Dirty mtime entries are flushed to the database in a single batch transaction at the end of each checksum computation pass, minimizing database writes.
Why two layers
| Layer | Scope | Avoids | Cost |
|---|---|---|---|
| In-memory cache | Single build run | Re-reading + re-hashing the same file | HashMap lookup |
| Mtime database | Across builds | Reading unchanged files from disk | stat() + DB lookup |
For the first build, every file must be read and hashed. The mtime database is populated as a side effect. On subsequent builds, most files are unchanged — the mtime check skips reading them entirely, and the in-memory cache prevents redundant lookups within the run.
Configuration
The persistent mtime database can be disabled via rsconstruct.toml:
[cache]
mtime_check = false
Or via the command-line flag:
rsconstruct build --no-mtime-cache
When disabled, every file is read and hashed on every build. The in-memory cache still prevents redundant reads within a single run, but there is no cross-build benefit.
When to disable: In CI/CD environments with a fresh checkout, the mtime database has nothing cached from previous builds and just adds write overhead. The in-memory cache is sufficient. Use --no-mtime-cache (or mtime_check = false in config) to skip the database entirely.
The rsconstruct status command also disables mtime checking internally to ensure accurate classification.
Database location
The mtime database is stored at .rsconstruct/mtime.redb, separate from the build cache (objects/ and descriptors/) and the config tracking database.
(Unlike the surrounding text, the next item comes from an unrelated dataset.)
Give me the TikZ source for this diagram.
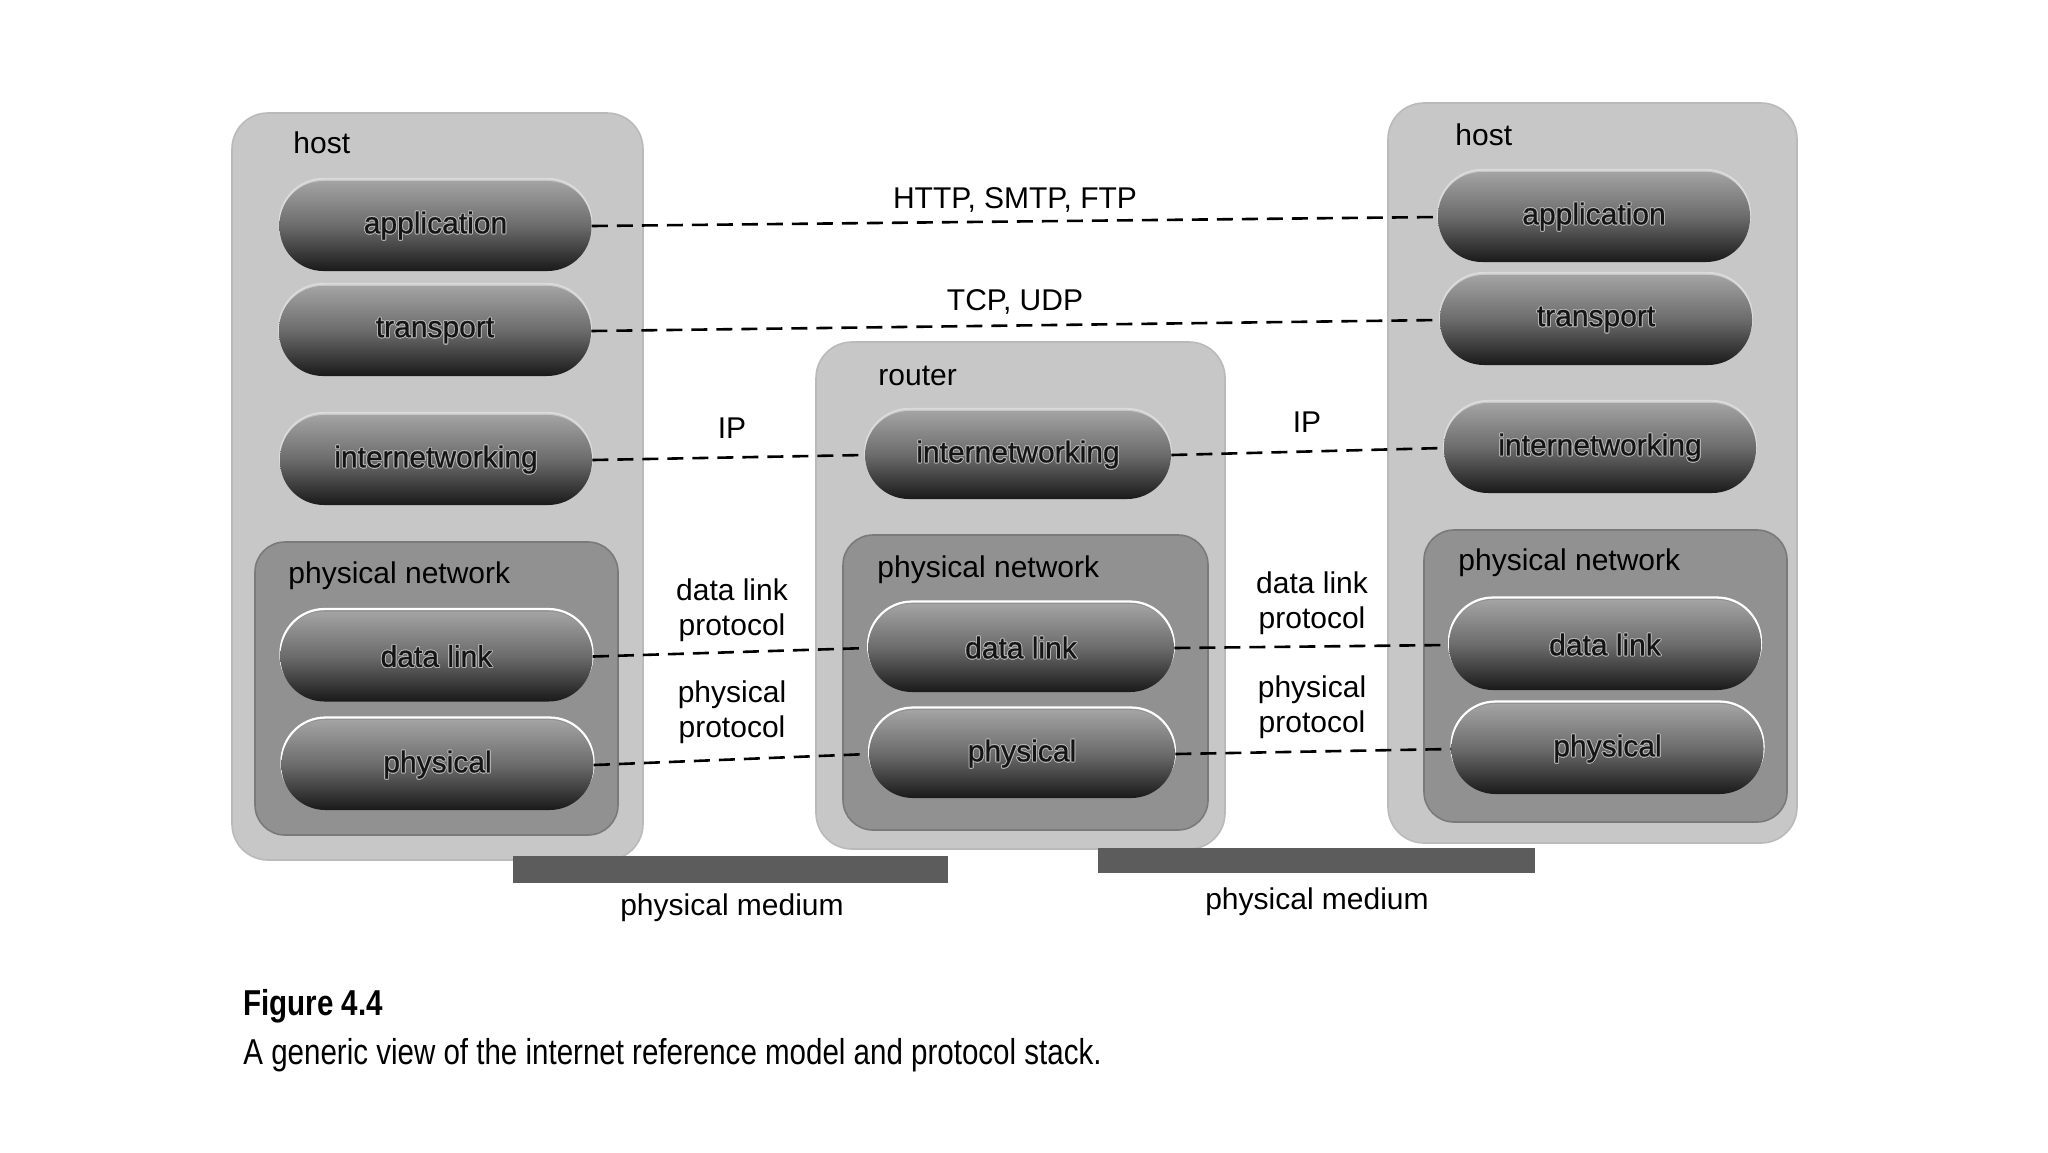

This separation means:
rsconstruct cache clearremoves the build cache but preserves the mtime database (the next build will still benefit from mtime-based skipping)- The mtime database can be deleted independently without affecting cached build outputs
Combined input checksum
The combined_input_checksum(inputs) function computes a single hash representing all input files for a product. It:
- Checksums each input file (using the two-layer cache)
- Joins all checksums with
: - Hashes the combined string to produce a fixed-length result
Missing files get a MISSING:<path> sentinel so that different sets of missing files produce different combined checksums.